Artigo de Opinião

Dr. Mário Frota, Presidente emérito da apDC – Direito do Consumo, Coimbra

 

A OBSOLESCÊNCIA É CRIME EM FRANÇA

E, EM PORTUGAL, QUAL A USANÇA?

OBSOLESCÊNCIA PROGRAMADA,

Ardilosamente estabelecida,

É “trama” bem arquitectada

Pelos vis ‘tratantes’ desta “vida”…

 

Com efeito, a obsolescência programada, em França, constitui um crime com a correspondente moldura penal:

“É proibida a prática da obsolescência programada, que se define como a utilização de técnicas, incluindo programas informáticos, através das quais o responsável pela colocação de um produto no mercado procura deliberadamente reduzir o seu tempo de vida útil”. (Code de la Consommation: art.º L 441- 2)

E desde 2015 que o é, cominando-se para uma tal factualidade pena de prisão de dois anos e multa de 300 euros, susceptível de atingir até 5% do volume de negócios da empresa e bem assim a interdição da actividade económica.

Porém, entre nós, em Portugal, a obsolescência não é crime.

O princípio da protecção dos interesses económicos do consumidor, com assento na Constituição da República, visa garantir o consumidor, em todos os actos de consumo, contra artifícios, sugestões e embustes susceptíveis de ocorrer mercado e, por conseguinte, de ofender a sua dignidade e prejudicar a sua bolsa.

E a proibição da obsolescência precoce como da programada tem desde 10 de Dezembro de 2021 (DL 109-G/2021) expressão na Lei-Quadro de Defesa do Consumidor, dada a redacção do n.º 7 do seu artigo 9.º (alterado a 04 de Julho em curso pela Lei 28/2023) , cuja vigência se protraiu para 28 de Maio de 2022:

“É vedada ao fornecedor de bens ou ao prestador de serviços a adopção de quaisquer técnicas que visem reduzir deliberadamente a duração de vida útil de um bem de consumo a fim de estimular ou aumentar a substituição de bens ou a renovação da prestação de serviços que inclua um bem de consumo.”

Este dispositivo refere-se à obsolescência programada, que constitui crime em determinados ordenamentos, como em França, como se aludira. E muito justificadamente.

E o que é a obsolescência programada?

É, na sua essência, a pré-determinação do ciclo de vida de um produto. Como se, ao nascer, se inscrevesse já, na sua matriz, a concreta data da sua morte. Como se no momento do lançamento no mercado, se fizesse acompanhar já de uma certidão de óbito…, com a data em que o produto entrega a ‘alma ao criador’.

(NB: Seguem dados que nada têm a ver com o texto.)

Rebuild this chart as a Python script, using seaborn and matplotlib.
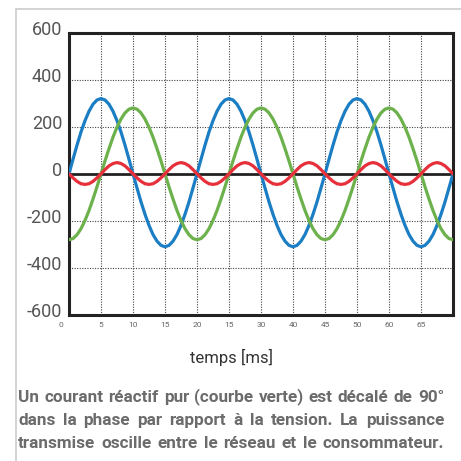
import pandas as pd
import seaborn as sns
import matplotlib.pyplot as plt
from matplotlib.lines import Line2D
from matplotlib.transforms import ScaledTranslation

# time axis in ms (one sample every 0.625 ms)
t_ms = [0, 0.625, 1.25, 1.875, 2.5, 3.125, 3.75, 4.375, 5, 5.625, 6.25, 6.875, 7.5, 8.125, 8.75, 9.375,
        10, 10.625, 11.25, 11.875, 12.5, 13.125, 13.75, 14.375, 15, 15.625, 16.25, 16.875, 17.5, 18.125, 18.75, 19.375,
        20, 20.625, 21.25, 21.875, 22.5, 23.125, 23.75, 24.375, 25, 25.625, 26.25, 26.875, 27.5, 28.125, 28.75, 29.375,
        30, 30.625, 31.25, 31.875, 32.5, 33.125, 33.75, 34.375, 35, 35.625, 36.25, 36.875, 37.5, 38.125, 38.75, 39.375,
        40, 40.625, 41.25, 41.875, 42.5, 43.125, 43.75, 44.375, 45, 45.625, 46.25, 46.875, 47.5, 48.125, 48.75, 49.375,
        50, 50.625, 51.25, 51.875, 52.5, 53.125, 53.75, 54.375, 55, 55.625, 56.25, 56.875, 57.5, 58.125, 58.75, 59.375,
        60]

# tension (blue)
tension = [0, 62, 122, 178, 226, 266, 296, 314, 320, 314, 296, 266, 226, 178, 122, 62,
           0, -60, -119, -172, -219, -258, -286, -304, -310, -304, -286, -258, -219, -172, -119, -60,
           0, 62, 122, 178, 226, 266, 296, 314, 320, 314, 296, 266, 226, 178, 122, 62,
           0, -60, -119, -172, -219, -258, -286, -304, -310, -304, -286, -258, -219, -172, -119, -60,
           0, 62, 122, 178, 226, 266, 296, 314, 320, 314, 296, 266, 226, 178, 122, 62,
           0, -60, -119, -172, -219, -258, -286, -304, -310, -304, -286, -258, -219, -172, -119, -60,
           0]

# courant reactif (green)
courant = [-280, -275, -259, -233, -198, -156, -107, -55, 0, 55, 107, 156, 198, 233, 259, 275,
           280, 275, 259, 233, 198, 156, 107, 55, 0, -55, -107, -156, -198, -233, -259, -275,
           -280, -275, -259, -233, -198, -156, -107, -55, 0, 55, 107, 156, 198, 233, 259, 275,
           280, 275, 259, 233, 198, 156, 107, 55, 0, -55, -107, -156, -198, -233, -259, -275,
           -280, -275, -259, -233, -198, -156, -107, -55, 0, 55, 107, 156, 198, 233, 259, 275,
           280, 275, 259, 233, 198, 156, 107, 55, 0, -55, -107, -156, -198, -233, -259, -275,
           -280]

# puissance (red)
puissance = [0, -17, -32, -42, -45, -42, -32, -17, 0, 18, 34, 44, 48, 44, 34, 18,
             0, -17, -32, -42, -45, -42, -32, -17, 0, 18, 34, 44, 48, 44, 34, 18,
             0, -17, -32, -42, -45, -42, -32, -17, 0, 18, 34, 44, 48, 44, 34, 18,
             0, -17, -32, -42, -45, -42, -32, -17, 0, 18, 34, 44, 48, 44, 34, 18,
             0, -17, -32, -42, -45, -42, -32, -17, 0, 18, 34, 44, 48, 44, 34, 18,
             0, -17, -32, -42, -45, -42, -32, -17, 0, 18, 34, 44, 48, 44, 34, 18,
             0]

x_ticks = [0, 5, 10, 15, 20, 25, 30, 35, 40, 45, 50, 55]
x_labels = ["0", "5", "10", "15", "20", "15", "30", "40", "45", "50", "60", "65"]
y_ticks = [600, 400, 200, 0, -200, -400, -600]
y_labels = ["600", "400", "200", "0", "-200", "-400", "-600"]

caption = ["Un courant réactif pur (courbe verte) est décalé de 90°",
           "dans la phase par rapport à la tension. La puissance",
           "transmise oscille entre le réseau et le consommateur."]

n = len(t_ms)
df = pd.DataFrame({"t": t_ms * 3,
                   "val": tension + courant + puissance,
                   "serie": ["tension"] * n + ["courant"] * n + ["puissance"] * n})
colors = {"tension": "#1b7dc3", "courant": "#6cb14b", "puissance": "#e6303c"}

sns.set_style("white")
plt.rcParams["font.family"] = ["Roboto", "DejaVu Sans"]

W = 461
fig = plt.figure(figsize=(4.61, 4.61), dpi=100)
ax = fig.add_axes([69 / W, 1 - 315 / W, (453 - 69) / W, (315 - 32.7) / W])

ax.axhline(0, color="#222222", lw=2, zorder=1)
sns.lineplot(data=df, x="t", y="val", hue="serie", palette=colors, lw=2.3,
             estimator=None, sort=False, legend=False, ax=ax, zorder=3)

ax.set_xlim(0, 60)
ax.set_ylim(-600, 600)
ax.set_xticks(x_ticks)
ax.set_xticklabels(x_labels, fontsize=6, color="#666666")
ax.set_yticks(y_ticks)
ax.set_yticklabels(y_labels, fontsize=13, color="#555555")
ax.tick_params(axis="both", length=0)
ax.tick_params(axis="x", pad=5)
ax.tick_params(axis="y", pad=5)
ax.set_xlabel("")
ax.set_ylabel("")
lab0 = ax.get_xticklabels()[0]
lab0.set_transform(lab0.get_transform() + ScaledTranslation(-0.08, 0, fig.dpi_scale_trans))
for lab in ax.get_yticklabels():
    lab.set_transform(lab.get_transform() + ScaledTranslation(0, 0.05, fig.dpi_scale_trans))

for xv in x_ticks[1:]:
    ax.axvline(xv, color="#444444", lw=0.8, ls=(0, (1, 1.3)), zorder=0)
for yv in [400, 200, -200, -400]:
    ax.axhline(yv, color="#444444", lw=0.8, ls=(0, (1, 1.3)), zorder=0)

for sp in ax.spines.values():
    sp.set_visible(True)
    sp.set_linewidth(2.2)
    sp.set_color("#222222")

# outer frame (light grey)
fig.add_artist(Line2D([16 / W, 16 / W], [0, 1 - 9 / W], color="#cccccc", lw=1.2))
fig.add_artist(Line2D([16 / W, 1], [1 - 9 / W, 1 - 9 / W], color="#cccccc", lw=1.2))

fig.text(231 / W, 1 - 357 / W, "temps [ms]", fontsize=12, color="#333333",
         ha="center", va="center")

# justified caption
renderer = fig.canvas.get_renderer()
left, right = 18, 444
for i, line in enumerate(caption):
    y = 1 - (397 + 23 * i) / W
    words = line.split(" ")
    txts = [fig.text(0, y, w, fontsize=12.3, fontweight="bold", color="#6b6b6b", va="center")
            for w in words]
    widths = [t.get_window_extent(renderer).width for t in txts]
    gap = (right - left - sum(widths)) / (len(words) - 1)
    x = left
    for t, w in zip(txts, widths):
        t.set_x(x / W)
        x += w + gap

plt.savefig("out.png", dpi=100)
plt.close()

A Nova Lei das Garantias, que entrou em vigor no 1.º de Janeiro de 2022, num artigo interpretativo da Lei-Quadro de Defesa do Consumidor (o 21), diz a propósito da disponibilidade de peças para que não haja descontinuidade dos bens:

“… o produtor é obrigado a disponibilizar as peças necessárias à reparação dos bens adquiridos pelo consumidor, durante o prazo de 10 anos após a colocação em mercado da última unidade do respectivo bem.”

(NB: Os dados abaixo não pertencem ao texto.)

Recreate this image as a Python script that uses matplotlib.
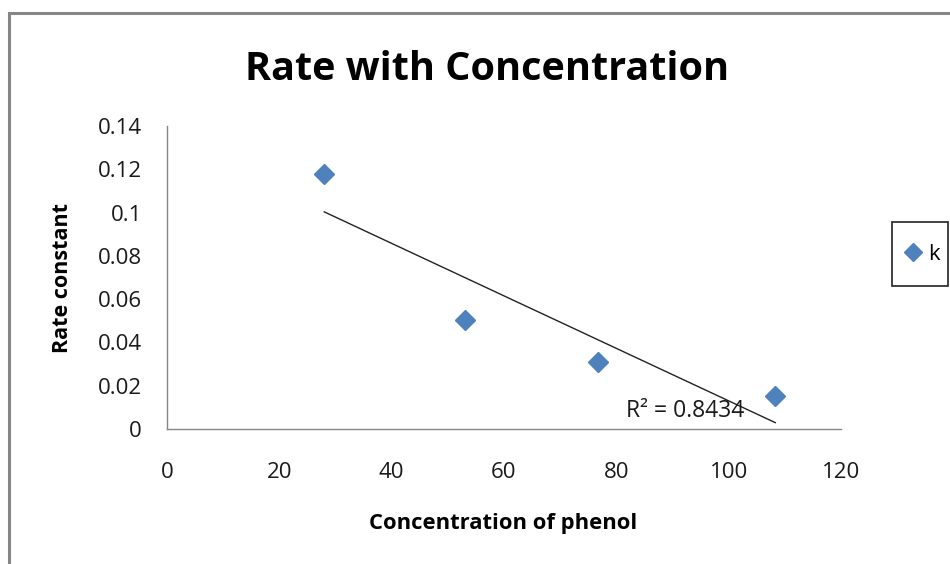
import numpy as np
import matplotlib
matplotlib.use("Agg")
import matplotlib.pyplot as plt
from matplotlib.patches import Rectangle
from matplotlib.lines import Line2D

# Phenol concentration vs. measured rate constant
concentration = [28.0, 53.0, 76.8, 108.3]
rate_constant = [0.1178, 0.0504, 0.0310, 0.0152]
series_name = "k"
r_squared_label = "R² = 0.8434"

x_ticks = [0, 20, 40, 60, 80, 100, 120]
y_ticks = [0, 0.02, 0.04, 0.06, 0.08, 0.1, 0.12, 0.14]
y_tick_labels = ["0", "0.02", "0.04", "0.06", "0.08", "0.1", "0.12", "0.14"]

FONT = "Open Sans"
BLUE = "#4F81BD"
GRAY = "#868686"
TEXT = "#1a1a1a"

W, H = 950, 564
fig = plt.figure(figsize=(W / 100, H / 100), dpi=100)
fig.patch.set_facecolor("white")

# outer chart frame (runs off the right and bottom edges)
fig.add_artist(Rectangle((9 / W, -0.05), 1.2, 1 - 13 / H + 0.05,
                         transform=fig.transFigure, fill=False,
                         edgecolor=GRAY, linewidth=2.2, clip_on=False))

ax = fig.add_axes([167 / W, 1 - 429 / H, (841 - 167) / W, (429 - 126) / H])
ax.set_xlim(0, 120)
ax.set_ylim(0, 0.14)

for side in ("top", "right"):
    ax.spines[side].set_visible(False)
for side in ("left", "bottom"):
    ax.spines[side].set_color(GRAY)
    ax.spines[side].set_linewidth(1.0)

ax.set_xticks(x_ticks)
ax.set_xticklabels([str(v) for v in x_ticks])
ax.set_yticks(y_ticks)
ax.set_yticklabels(y_tick_labels)
ax.tick_params(axis="both", length=0, labelsize=16, colors=TEXT)
ax.tick_params(axis="x", pad=24)
ax.tick_params(axis="y", pad=18)
for lbl in ax.get_xticklabels() + ax.get_yticklabels():
    lbl.set_fontfamily(FONT)

# data points
ax.plot(concentration, rate_constant, linestyle="none", marker="D",
        markersize=10, color=BLUE, markeredgecolor=BLUE, zorder=3)

# linear trendline across the data range
slope, intercept = np.polyfit(concentration, rate_constant, 1)
xs = np.array([min(concentration), max(concentration)])
ax.plot(xs, slope * xs + intercept, color="#222222", linewidth=1.0, zorder=2)

ax.text(81.8, 0.0082, r_squared_label, fontsize=16.5, family=FONT,
        color=TEXT, ha="left", va="center")

fig.text(487 / W, 1 - 69 / H, "Rate with Concentration", fontsize=28.5,
         fontweight="bold", family=FONT, ha="center", va="center")
fig.text(503 / W, 1 - 524 / H, "Concentration of phenol", fontsize=15.8,
         fontweight="bold", family=FONT, ha="center", va="center")
fig.text(62 / W, 1 - 278 / H, "Rate constant", fontsize=15.5,
         fontweight="bold", family=FONT, ha="center", va="center",
         rotation=90)

# legend
fig.add_artist(Rectangle((892 / W, 1 - 286 / H), 56 / W, 64 / H,
                         transform=fig.transFigure, fill=False,
                         edgecolor="#222222", linewidth=1.2))
handle = Line2D([], [], linestyle="none", marker="D", markersize=9,
                color=BLUE)
leg = fig.legend([handle], [series_name], loc="center",
                 bbox_to_anchor=(922 / W, 1 - 254 / H), frameon=False,
                 handlelength=0.8, handletextpad=0.3,
                 prop={"family": FONT, "size": 16})

fig.savefig("out.png", dpi=100)
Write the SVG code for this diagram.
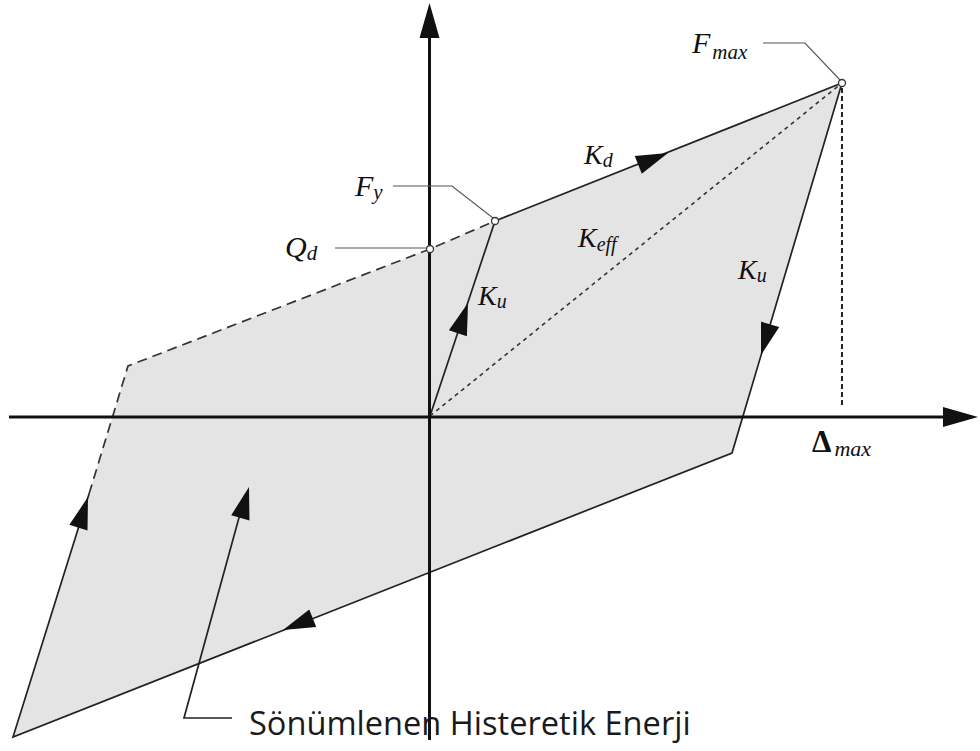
<svg xmlns="http://www.w3.org/2000/svg" xmlns:xlink="http://www.w3.org/1999/xlink" width="980" height="751" viewBox="0 0 980 751">
<style>
.edge{fill:none;stroke:#222;stroke-width:1.7;stroke-linejoin:miter}
.dash{fill:none;stroke:#333;stroke-width:1.7;stroke-dasharray:10,6}
.dot{fill:none;stroke:#333;stroke-width:1.6;stroke-dasharray:4,4}
.vdot{fill:none;stroke:#222;stroke-width:2;stroke-dasharray:5,3}
.axis{fill:none;stroke:#111;stroke-width:3}
.lead{fill:none;stroke:#555;stroke-width:1.1}
.pt{fill:#fff;stroke:#333;stroke-width:1.3}
.lbl{font-family:"Liberation Serif","Times New Roman",serif;font-style:italic;fill:#111}
.cap{font-family:"Open Sans","Noto Sans",sans-serif;fill:#1a1a1a}
</style>
<defs>
<path id="ah" d="M0,0 L-32,-9.5 L-32,9.5 Z" fill="#111"/>
<path id="axh" d="M0,0 L-35,-10 L-35,10 Z" fill="#111"/>
</defs>
<rect width="980" height="751" fill="#fff"/>
<g id="hysteresis-area">
<polygon points="13,737 89,494 128,366 430,249 495,221 842,83 732,453" fill="#e4e4e4" stroke="none"/>
</g>
<g id="connectors">
<path class="edge" d="M89,494 L13,737 L732,453 L842,83 L495,221"/>
<path class="dash" d="M89,494 L128,366 L430,249 L495,221"/>
<path class="edge" d="M430,416 L495,221"/>
<path class="dot" d="M430,416 L842,83"/>
<path class="vdot" d="M842,88 L842,408"/>
<path class="axis" d="M429.5,36 L429.5,740"/>
<use xlink:href="#axh" transform="translate(429.5,3) rotate(-90)"/>
<path class="axis" d="M9,417 L945,417"/>
<use xlink:href="#axh" transform="translate(978,417)"/>
<use xlink:href="#ah" transform="translate(668,153) rotate(-21.7)"/>
<use xlink:href="#ah" transform="translate(761,355) rotate(106.6)"/>
<use xlink:href="#ah" transform="translate(468,303) rotate(-71.6)"/>
<use xlink:href="#ah" transform="translate(88,497) rotate(-72.6)"/>
<use xlink:href="#ah" transform="translate(283,630) rotate(158.4)"/>
<path class="lead" d="M763,43 L805,43 L840,80"/>
<path class="lead" d="M393,186 L452,186 L493,218"/>
<path class="lead" d="M335,248 L426,248"/>
<path class="edge" d="M232,718 L184,718 L243,503"/>
<use xlink:href="#ah" transform="translate(249,487) rotate(-74.3)"/>
</g>
<g id="points">
<circle class="pt" cx="842" cy="83" r="3.5"/>
<circle class="pt" cx="495" cy="221" r="3.5"/>
<circle class="pt" cx="430" cy="249" r="3.5"/>
</g>
<g id="label-fmax"><text class="lbl" x="692" y="53" font-size="30">F<tspan font-size="21" dx="2" dy="6">max</tspan></text></g>
<g id="label-kd"><text class="lbl" x="584" y="164" font-size="28">K<tspan font-size="20" dy="3">d</tspan></text></g>
<g id="label-keff"><text class="lbl" x="578" y="247" font-size="28">K<tspan font-size="20" dy="4">eff</tspan></text></g>
<g id="label-ku-right"><text class="lbl" x="738" y="279" font-size="28">K<tspan font-size="20" dy="3">u</tspan></text></g>
<g id="label-ku-left"><text class="lbl" x="478" y="305" font-size="28">K<tspan font-size="20" dy="3">u</tspan></text></g>
<g id="label-fy"><text class="lbl" x="355" y="196" font-size="30">F<tspan font-size="21" dy="3">y</tspan></text></g>
<g id="label-qd"><text class="lbl" x="285" y="257" font-size="30">Q<tspan font-size="21" dy="3">d</tspan></text></g>
<g id="label-dmax"><text x="812" y="452" font-family="Liberation Serif,'Times New Roman',serif" font-weight="bold" font-size="31" fill="#111">Δ<tspan class="lbl" font-weight="normal" font-size="22" dx="3" dy="4">max</tspan></text></g>
<g id="label-energy"><text class="cap" x="249" y="735" font-size="32.6">Sönümlenen Histeretik Enerji</text></g>
</svg>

“No momento da celebração do contrato, o fornecedor deve informar o consumidor da existência e duração da obrigação de disponibilização de peças aplicável e, no caso dos bens móveis sujeitos a registo, da existência e duração do dever de garantia de assistência pós-venda.”

Há que combater, denunciando, todas as situações que cheirem, que tresandem a obsolescência programada ou às manobras do comércio para substituir em vez de proporcionar a reparação.

Manobras que por aí abundam, de resto.

Urge porque a sustentabilidade o reclama veementemente… em nome, afinal, da vida! Tão simples quanto isso!

E nem sempre disso o vulgar dos mortais se apercebe, na voragem do consumo (a despeito das consabidas dificuldades de tantos!) e das novidades que aprisionam a bolsa e a tornam cativa.